Илья поперхнулся, промычал извиняющимся тоном:

— Прошу прощенья…

Лина болезненно вздрогнула. Бурчанье это было совсем не к лицу оратору, тем более герою-любовнику, каким хотел выглядеть Тимашев и каким он казался Лине. И мысли сразу побежали маленькие, пошленькие: «Только расстройства желудочного мне еще сейчас не хватало!.. Хорош я буду с Линой! Вместо того, чтобы лежать с женщиной, сидеть в сортире. У-у, вот накладка так накладка! Так еще и домой придется бежать». Илья почему-то органически не мог справлять свои естественные потребности в чужих домах и чужих клозетах: все ему было неловко. Пожалуй, единственное, что дома еще было ему хорошо — это привычка без стеснения пользоваться своим клозетом. Да и это в последнее время получалось лучше, когда он оставался один.

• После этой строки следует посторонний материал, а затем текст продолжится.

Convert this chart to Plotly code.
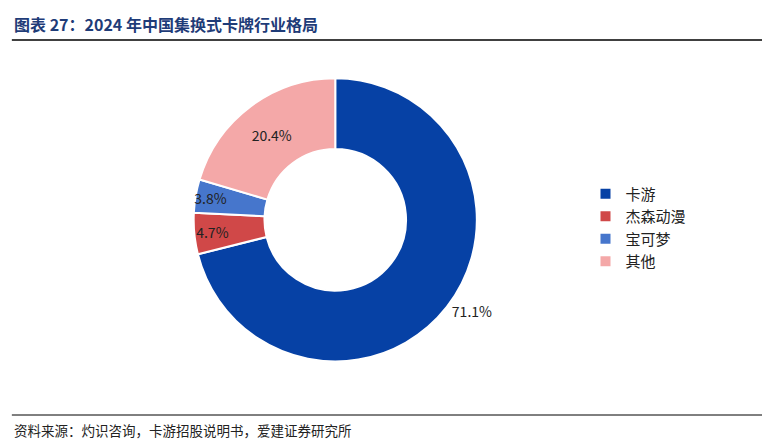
import plotly.graph_objects as go

labels = ["卡游", "杰森动漫", "宝可梦", "其他"]
values = [71.1, 4.7, 3.8, 20.4]
colors = ["#0641A5", "#D04848", "#4676CC", "#F4A8A8"]

fig = go.Figure(go.Pie(
    labels=labels, values=values, hole=0.5, sort=False, direction="clockwise",
    rotation=0,
    marker=dict(colors=colors, line=dict(color="white", width=2)),
    texttemplate="%{value:.1f}%", textposition=["outside", "inside", "inside", "inside"],
    insidetextorientation="horizontal",
    textfont=dict(size=14, color="#222"),
    domain=dict(x=[0.24, 0.61], y=[0.195, 0.84]),
))
fig.update_layout(
    width=770, height=439, margin=dict(l=0, r=0, t=0, b=0),
    paper_bgcolor="white", font=dict(family="Noto Sans CJK SC", color="#222"),
    uniformtext=dict(minsize=14, mode="show"),
    legend=dict(x=0.75, y=0.5, yanchor="middle", font=dict(size=15), itemwidth=30),
    shapes=[
        dict(type="line", xref="paper", yref="paper", x0=0.005, x1=0.995, y0=1-32/439, y1=1-32/439,
             line=dict(color="#000", width=1.5)),
        dict(type="line", xref="paper", yref="paper", x0=0.005, x1=0.995, y0=1-407/439, y1=1-407/439,
             line=dict(color="#000", width=1)),
    ],
    annotations=[
        dict(text="<b>图表 27：2024 年中国集换式卡牌行业格局</b>", x=0.005, y=1-16/439, xref="paper", yref="paper",
             xanchor="left", yanchor="middle", showarrow=False, font=dict(size=16, color="#1F3C78")),
        dict(text="资料来源：灼识咨询，卡游招股说明书，爱建证券研究所", x=0.005, y=1-422/439, xref="paper", yref="paper",
             xanchor="left", yanchor="middle", showarrow=False, font=dict(size=13.5, color="#222")),
    ],
)
fig.write_html("out.html")
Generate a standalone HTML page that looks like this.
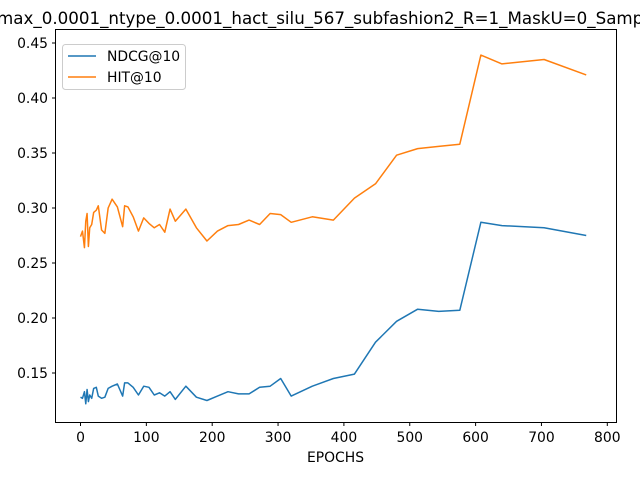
<!DOCTYPE html>
<html><head><meta charset="utf-8"><style>
body{margin:0;background:#fff;}
svg{display:block;font-family:"DejaVu Sans","Liberation Sans",sans-serif;}
</style></head><body>
<svg id="chart" width="640" height="480" viewBox="0 0 640 480">
<text x="-3" y="24" font-size="16.7" fill="#000">max_0.0001_ntype_0.0001_hact_silu_567_subfashion2_R=1_MaskU=0_Samp</text>
<g id="plot"></g>
<rect x="55.5" y="29.5" width="561" height="393" fill="none" stroke="#000" stroke-width="1"/>
<text x="335.5" y="462" font-size="13.9" text-anchor="middle">EPOCHS</text>
<g>
<rect x="62.5" y="44.5" width="123" height="45" rx="3" fill="#fff" fill-opacity="0.8" stroke="#ccc"/>
<line x1="68" y1="56" x2="96" y2="56" stroke="#1f77b4" stroke-width="1.5"/>
<text x="107" y="61" font-size="13.9">NDCG@10</text>
<line x1="68" y1="77" x2="96" y2="77" stroke="#ff7f0e" stroke-width="1.5"/>
<text x="107" y="82" font-size="13.9">HIT@10</text>
</g>
</svg>
<script>
const epochs=[0,3,6,8,10,12,14,17,20,24,27,32,37,42,48,56,64,67,72,80,88,96,104,112,120,128,136,144,160,176,192,208,224,240,256,272,288,304,320,352,384,416,448,480,512,544,576,608,640,704,768];
const hitValues=[0.274,0.279,0.264,0.288,0.295,0.265,0.282,0.285,0.296,0.298,0.302,0.280,0.277,0.300,0.308,0.301,0.283,0.302,0.301,0.292,0.279,0.291,0.286,0.282,0.285,0.278,0.299,0.288,0.299,0.282,0.270,0.279,0.284,0.285,0.289,0.285,0.295,0.294,0.287,0.292,0.289,0.309,0.322,0.348,0.354,0.356,0.358,0.439,0.431,0.435,0.421];
const ndcgValues=[0.128,0.127,0.133,0.122,0.135,0.124,0.130,0.127,0.136,0.137,0.129,0.127,0.128,0.136,0.138,0.140,0.129,0.141,0.141,0.137,0.130,0.138,0.137,0.130,0.132,0.129,0.133,0.126,0.138,0.128,0.125,0.129,0.133,0.131,0.131,0.137,0.138,0.145,0.129,0.138,0.145,0.149,0.178,0.197,0.208,0.206,0.207,0.287,0.284,0.282,0.275];
const xTicks=[0,100,200,300,400,500,600,700,800];
const yTicks=[0.15,0.20,0.25,0.30,0.35,0.40,0.45];
const yTickLabels=["0.15","0.20","0.25","0.30","0.35","0.40","0.45"];
const NS="http://www.w3.org/2000/svg";
const sx=v=>80.5+v*0.6585;
const sy=v=>373-(v-0.15)*1100;
const g=document.getElementById('plot');
function mk(t,a){const e=document.createElementNS(NS,t);for(const k in a)e.setAttribute(k,a[k]);g.appendChild(e);return e;}
xTicks.forEach(t=>{
 const l=mk('line',{x1:sx(t),x2:sx(t),y1:422.5,y2:426,stroke:'#000'});
 
 
 const tx=mk('text',{x:sx(t),y:442,'font-size':13.9,'text-anchor':'middle'});
 tx.textContent=t;
 
 
});
yTicks.forEach((t,i)=>{
 const l=mk('line',{x1:52,x2:55.5,y1:sy(t),y2:sy(t),stroke:'#000'});
 
 
 const tx=mk('text',{x:48,y:sy(t)+5,'font-size':13.9,'text-anchor':'end'});
 tx.textContent=yTickLabels[i];
 
 
});
function series(vals,color,name){
 const p=mk('polyline',{points:epochs.map((e,i)=>sx(e)+','+sy(vals[i])).join(' '),fill:'none',stroke:color,'stroke-width':1.5,'stroke-linejoin':'round'});
 
 
}
series(ndcgValues,'#1f77b4','ndcg-line');
series(hitValues,'#ff7f0e','hit-line');
</script>
</body></html>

В животе снова булькнуло и Илья решил «заговорить», заболтать свой желудок, отвлечь его от низменного:

— И вот в западном обличье марксизма пришло и победило в России в сущности старое славянофильское учение. Марксизм был вроде бы против буржуазии, против капитализма, но именно в буржуазной форме проникал в этот момент в Россию Запад. Так что, выступая против буржуазности, марксисты-ленинцы не случайно выступали и против индивидуализма, против личностного начала, которое является корнем европейской культуры, да и любой развивающейся, не застойной структуры. У Маркса — свободное развитие каждого, у Ленина — железная поступь рабочих батальонов. Но если вдуматься, то против личностного начала была вся русская культура, и прежде всего дух ее — Толстой и Достоевский. Правда, с ними сложнее, они сами были культурные полукровки, Западом воспитанные, и так до конца от него отделаться не смогли. Да и сами были великими личностями. Впрочем, полукровки — это сила, — он подмигнул Пете. — И пока Россия была двукультурна, она была величественна, потому что, как говорил гениальный Бахтин, культура — явление пограничное, она рождается на границе, на пересечении противоположных элементов…

— А вы верите в Россию? — осмелел начитанный Петя.